» Stated task
Write out all the lines again, precisely as they stand, but without the images.

» Source data
------------------------------------------------------------------------
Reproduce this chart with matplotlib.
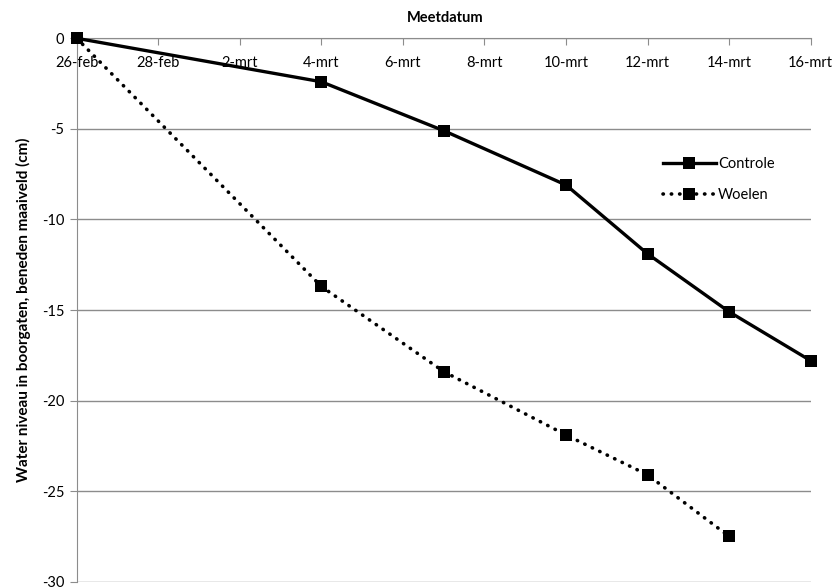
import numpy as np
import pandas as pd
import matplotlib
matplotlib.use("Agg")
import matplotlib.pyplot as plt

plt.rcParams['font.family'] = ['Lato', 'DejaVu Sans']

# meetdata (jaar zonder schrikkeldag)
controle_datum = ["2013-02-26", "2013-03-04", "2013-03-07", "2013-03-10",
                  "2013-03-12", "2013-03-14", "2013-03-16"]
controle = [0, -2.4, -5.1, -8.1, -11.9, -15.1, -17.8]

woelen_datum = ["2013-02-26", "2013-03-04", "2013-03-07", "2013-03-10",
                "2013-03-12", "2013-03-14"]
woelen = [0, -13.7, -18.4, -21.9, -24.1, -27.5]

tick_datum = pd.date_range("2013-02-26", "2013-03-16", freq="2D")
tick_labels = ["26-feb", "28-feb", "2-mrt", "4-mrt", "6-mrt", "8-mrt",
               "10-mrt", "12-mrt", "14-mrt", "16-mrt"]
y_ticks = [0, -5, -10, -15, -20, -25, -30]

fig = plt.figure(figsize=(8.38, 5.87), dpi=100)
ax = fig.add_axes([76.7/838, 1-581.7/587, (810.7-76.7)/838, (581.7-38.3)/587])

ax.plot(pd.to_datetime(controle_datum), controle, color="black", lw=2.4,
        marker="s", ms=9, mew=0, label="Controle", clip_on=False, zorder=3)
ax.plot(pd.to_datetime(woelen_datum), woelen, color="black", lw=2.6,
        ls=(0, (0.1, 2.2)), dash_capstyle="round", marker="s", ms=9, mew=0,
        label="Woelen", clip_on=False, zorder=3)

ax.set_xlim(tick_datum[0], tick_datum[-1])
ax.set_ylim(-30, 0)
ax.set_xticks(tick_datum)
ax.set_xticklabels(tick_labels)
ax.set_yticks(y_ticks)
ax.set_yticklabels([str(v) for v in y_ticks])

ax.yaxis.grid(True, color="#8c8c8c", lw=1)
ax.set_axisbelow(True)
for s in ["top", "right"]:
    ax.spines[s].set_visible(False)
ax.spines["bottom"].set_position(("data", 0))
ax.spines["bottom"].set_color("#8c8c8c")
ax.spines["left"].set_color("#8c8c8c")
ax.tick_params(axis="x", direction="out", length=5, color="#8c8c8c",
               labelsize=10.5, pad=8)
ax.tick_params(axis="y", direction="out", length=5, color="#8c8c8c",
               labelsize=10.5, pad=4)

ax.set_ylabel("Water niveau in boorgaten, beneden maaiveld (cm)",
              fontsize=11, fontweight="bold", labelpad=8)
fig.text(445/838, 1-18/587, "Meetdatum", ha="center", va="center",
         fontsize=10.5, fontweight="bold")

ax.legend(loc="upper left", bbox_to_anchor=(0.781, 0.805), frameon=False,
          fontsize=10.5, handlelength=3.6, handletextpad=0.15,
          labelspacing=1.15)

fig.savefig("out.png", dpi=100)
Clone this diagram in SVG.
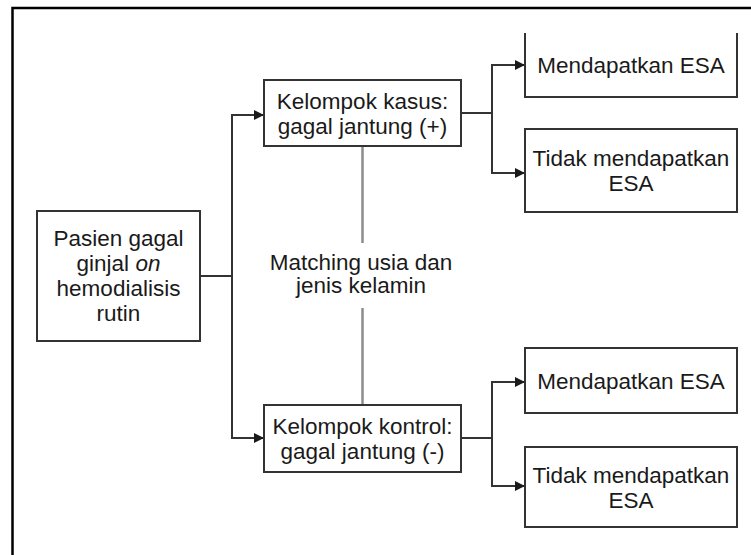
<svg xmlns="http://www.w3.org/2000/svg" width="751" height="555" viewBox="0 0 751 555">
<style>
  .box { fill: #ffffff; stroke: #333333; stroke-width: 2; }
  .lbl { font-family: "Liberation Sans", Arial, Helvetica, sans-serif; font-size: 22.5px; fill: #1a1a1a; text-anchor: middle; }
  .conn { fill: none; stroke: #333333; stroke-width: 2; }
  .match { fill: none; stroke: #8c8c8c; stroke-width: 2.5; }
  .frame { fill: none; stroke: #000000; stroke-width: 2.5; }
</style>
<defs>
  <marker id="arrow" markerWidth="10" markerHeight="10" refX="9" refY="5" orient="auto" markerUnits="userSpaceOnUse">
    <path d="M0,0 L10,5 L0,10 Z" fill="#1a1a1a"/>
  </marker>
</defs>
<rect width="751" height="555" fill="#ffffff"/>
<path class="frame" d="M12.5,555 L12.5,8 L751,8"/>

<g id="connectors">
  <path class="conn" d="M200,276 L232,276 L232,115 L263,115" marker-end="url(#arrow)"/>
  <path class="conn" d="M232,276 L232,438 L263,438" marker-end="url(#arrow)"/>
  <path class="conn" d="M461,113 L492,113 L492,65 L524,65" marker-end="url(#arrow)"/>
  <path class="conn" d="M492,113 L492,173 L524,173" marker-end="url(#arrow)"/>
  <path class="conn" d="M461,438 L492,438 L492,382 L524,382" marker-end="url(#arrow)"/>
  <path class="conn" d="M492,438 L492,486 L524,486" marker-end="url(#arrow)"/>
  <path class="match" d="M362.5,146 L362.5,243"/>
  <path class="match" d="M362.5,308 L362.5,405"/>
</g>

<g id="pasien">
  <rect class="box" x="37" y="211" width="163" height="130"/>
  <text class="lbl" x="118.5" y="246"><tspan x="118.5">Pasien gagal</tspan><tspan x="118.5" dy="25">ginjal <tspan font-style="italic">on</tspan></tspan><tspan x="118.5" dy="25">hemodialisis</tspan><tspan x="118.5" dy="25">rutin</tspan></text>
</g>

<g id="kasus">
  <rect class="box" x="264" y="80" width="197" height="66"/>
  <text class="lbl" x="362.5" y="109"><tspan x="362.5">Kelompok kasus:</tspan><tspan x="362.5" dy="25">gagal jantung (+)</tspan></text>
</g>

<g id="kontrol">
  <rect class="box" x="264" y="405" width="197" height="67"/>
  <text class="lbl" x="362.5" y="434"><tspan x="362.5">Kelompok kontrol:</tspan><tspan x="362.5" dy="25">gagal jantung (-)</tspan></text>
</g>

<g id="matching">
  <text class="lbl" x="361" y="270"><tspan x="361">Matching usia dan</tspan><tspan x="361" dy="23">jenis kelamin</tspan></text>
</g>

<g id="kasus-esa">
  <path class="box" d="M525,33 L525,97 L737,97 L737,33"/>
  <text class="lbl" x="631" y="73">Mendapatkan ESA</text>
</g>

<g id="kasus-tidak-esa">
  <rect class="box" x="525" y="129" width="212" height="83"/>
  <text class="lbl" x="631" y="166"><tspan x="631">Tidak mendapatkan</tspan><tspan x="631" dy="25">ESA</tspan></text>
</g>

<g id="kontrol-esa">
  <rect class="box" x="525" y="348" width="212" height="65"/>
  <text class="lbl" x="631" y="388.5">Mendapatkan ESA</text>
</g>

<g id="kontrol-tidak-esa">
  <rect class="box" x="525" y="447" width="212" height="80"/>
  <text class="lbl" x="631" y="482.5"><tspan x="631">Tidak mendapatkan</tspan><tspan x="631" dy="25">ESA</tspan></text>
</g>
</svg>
------------------------------------------------------------------------
» Completed exercise
Reproduce this chart with matplotlib.
import numpy as np
import pandas as pd
import matplotlib
matplotlib.use("Agg")
import matplotlib.pyplot as plt

plt.rcParams['font.family'] = ['Lato', 'DejaVu Sans']

# meetdata (jaar zonder schrikkeldag)
controle_datum = ["2013-02-26", "2013-03-04", "2013-03-07", "2013-03-10",
                  "2013-03-12", "2013-03-14", "2013-03-16"]
controle = [0, -2.4, -5.1, -8.1, -11.9, -15.1, -17.8]

woelen_datum = ["2013-02-26", "2013-03-04", "2013-03-07", "2013-03-10",
                "2013-03-12", "2013-03-14"]
woelen = [0, -13.7, -18.4, -21.9, -24.1, -27.5]

tick_datum = pd.date_range("2013-02-26", "2013-03-16", freq="2D")
tick_labels = ["26-feb", "28-feb", "2-mrt", "4-mrt", "6-mrt", "8-mrt",
               "10-mrt", "12-mrt", "14-mrt", "16-mrt"]
y_ticks = [0, -5, -10, -15, -20, -25, -30]

fig = plt.figure(figsize=(8.38, 5.87), dpi=100)
ax = fig.add_axes([76.7/838, 1-581.7/587, (810.7-76.7)/838, (581.7-38.3)/587])

ax.plot(pd.to_datetime(controle_datum), controle, color="black", lw=2.4,
        marker="s", ms=9, mew=0, label="Controle", clip_on=False, zorder=3)
ax.plot(pd.to_datetime(woelen_datum), woelen, color="black", lw=2.6,
        ls=(0, (0.1, 2.2)), dash_capstyle="round", marker="s", ms=9, mew=0,
        label="Woelen", clip_on=False, zorder=3)

ax.set_xlim(tick_datum[0], tick_datum[-1])
ax.set_ylim(-30, 0)
ax.set_xticks(tick_datum)
ax.set_xticklabels(tick_labels)
ax.set_yticks(y_ticks)
ax.set_yticklabels([str(v) for v in y_ticks])

ax.yaxis.grid(True, color="#8c8c8c", lw=1)
ax.set_axisbelow(True)
for s in ["top", "right"]:
    ax.spines[s].set_visible(False)
ax.spines["bottom"].set_position(("data", 0))
ax.spines["bottom"].set_color("#8c8c8c")
ax.spines["left"].set_color("#8c8c8c")
ax.tick_params(axis="x", direction="out", length=5, color="#8c8c8c",
               labelsize=10.5, pad=8)
ax.tick_params(axis="y", direction="out", length=5, color="#8c8c8c",
               labelsize=10.5, pad=4)

ax.set_ylabel("Water niveau in boorgaten, beneden maaiveld (cm)",
              fontsize=11, fontweight="bold", labelpad=8)
fig.text(445/838, 1-18/587, "Meetdatum", ha="center", va="center",
         fontsize=10.5, fontweight="bold")

ax.legend(loc="upper left", bbox_to_anchor=(0.781, 0.805), frameon=False,
          fontsize=10.5, handlelength=3.6, handletextpad=0.15,
          labelspacing=1.15)

fig.savefig("out.png", dpi=100)
Clone this diagram in SVG.
<svg xmlns="http://www.w3.org/2000/svg" width="751" height="555" viewBox="0 0 751 555">
<style>
  .box { fill: #ffffff; stroke: #333333; stroke-width: 2; }
  .lbl { font-family: "Liberation Sans", Arial, Helvetica, sans-serif; font-size: 22.5px; fill: #1a1a1a; text-anchor: middle; }
  .conn { fill: none; stroke: #333333; stroke-width: 2; }
  .match { fill: none; stroke: #8c8c8c; stroke-width: 2.5; }
  .frame { fill: none; stroke: #000000; stroke-width: 2.5; }
</style>
<defs>
  <marker id="arrow" markerWidth="10" markerHeight="10" refX="9" refY="5" orient="auto" markerUnits="userSpaceOnUse">
    <path d="M0,0 L10,5 L0,10 Z" fill="#1a1a1a"/>
  </marker>
</defs>
<rect width="751" height="555" fill="#ffffff"/>
<path class="frame" d="M12.5,555 L12.5,8 L751,8"/>

<g id="connectors">
  <path class="conn" d="M200,276 L232,276 L232,115 L263,115" marker-end="url(#arrow)"/>
  <path class="conn" d="M232,276 L232,438 L263,438" marker-end="url(#arrow)"/>
  <path class="conn" d="M461,113 L492,113 L492,65 L524,65" marker-end="url(#arrow)"/>
  <path class="conn" d="M492,113 L492,173 L524,173" marker-end="url(#arrow)"/>
  <path class="conn" d="M461,438 L492,438 L492,382 L524,382" marker-end="url(#arrow)"/>
  <path class="conn" d="M492,438 L492,486 L524,486" marker-end="url(#arrow)"/>
  <path class="match" d="M362.5,146 L362.5,243"/>
  <path class="match" d="M362.5,308 L362.5,405"/>
</g>

<g id="pasien">
  <rect class="box" x="37" y="211" width="163" height="130"/>
  <text class="lbl" x="118.5" y="246"><tspan x="118.5">Pasien gagal</tspan><tspan x="118.5" dy="25">ginjal <tspan font-style="italic">on</tspan></tspan><tspan x="118.5" dy="25">hemodialisis</tspan><tspan x="118.5" dy="25">rutin</tspan></text>
</g>

<g id="kasus">
  <rect class="box" x="264" y="80" width="197" height="66"/>
  <text class="lbl" x="362.5" y="109"><tspan x="362.5">Kelompok kasus:</tspan><tspan x="362.5" dy="25">gagal jantung (+)</tspan></text>
</g>

<g id="kontrol">
  <rect class="box" x="264" y="405" width="197" height="67"/>
  <text class="lbl" x="362.5" y="434"><tspan x="362.5">Kelompok kontrol:</tspan><tspan x="362.5" dy="25">gagal jantung (-)</tspan></text>
</g>

<g id="matching">
  <text class="lbl" x="361" y="270"><tspan x="361">Matching usia dan</tspan><tspan x="361" dy="23">jenis kelamin</tspan></text>
</g>

<g id="kasus-esa">
  <path class="box" d="M525,33 L525,97 L737,97 L737,33"/>
  <text class="lbl" x="631" y="73">Mendapatkan ESA</text>
</g>

<g id="kasus-tidak-esa">
  <rect class="box" x="525" y="129" width="212" height="83"/>
  <text class="lbl" x="631" y="166"><tspan x="631">Tidak mendapatkan</tspan><tspan x="631" dy="25">ESA</tspan></text>
</g>

<g id="kontrol-esa">
  <rect class="box" x="525" y="348" width="212" height="65"/>
  <text class="lbl" x="631" y="388.5">Mendapatkan ESA</text>
</g>

<g id="kontrol-tidak-esa">
  <rect class="box" x="525" y="447" width="212" height="80"/>
  <text class="lbl" x="631" y="482.5"><tspan x="631">Tidak mendapatkan</tspan><tspan x="631" dy="25">ESA</tspan></text>
</g>
</svg>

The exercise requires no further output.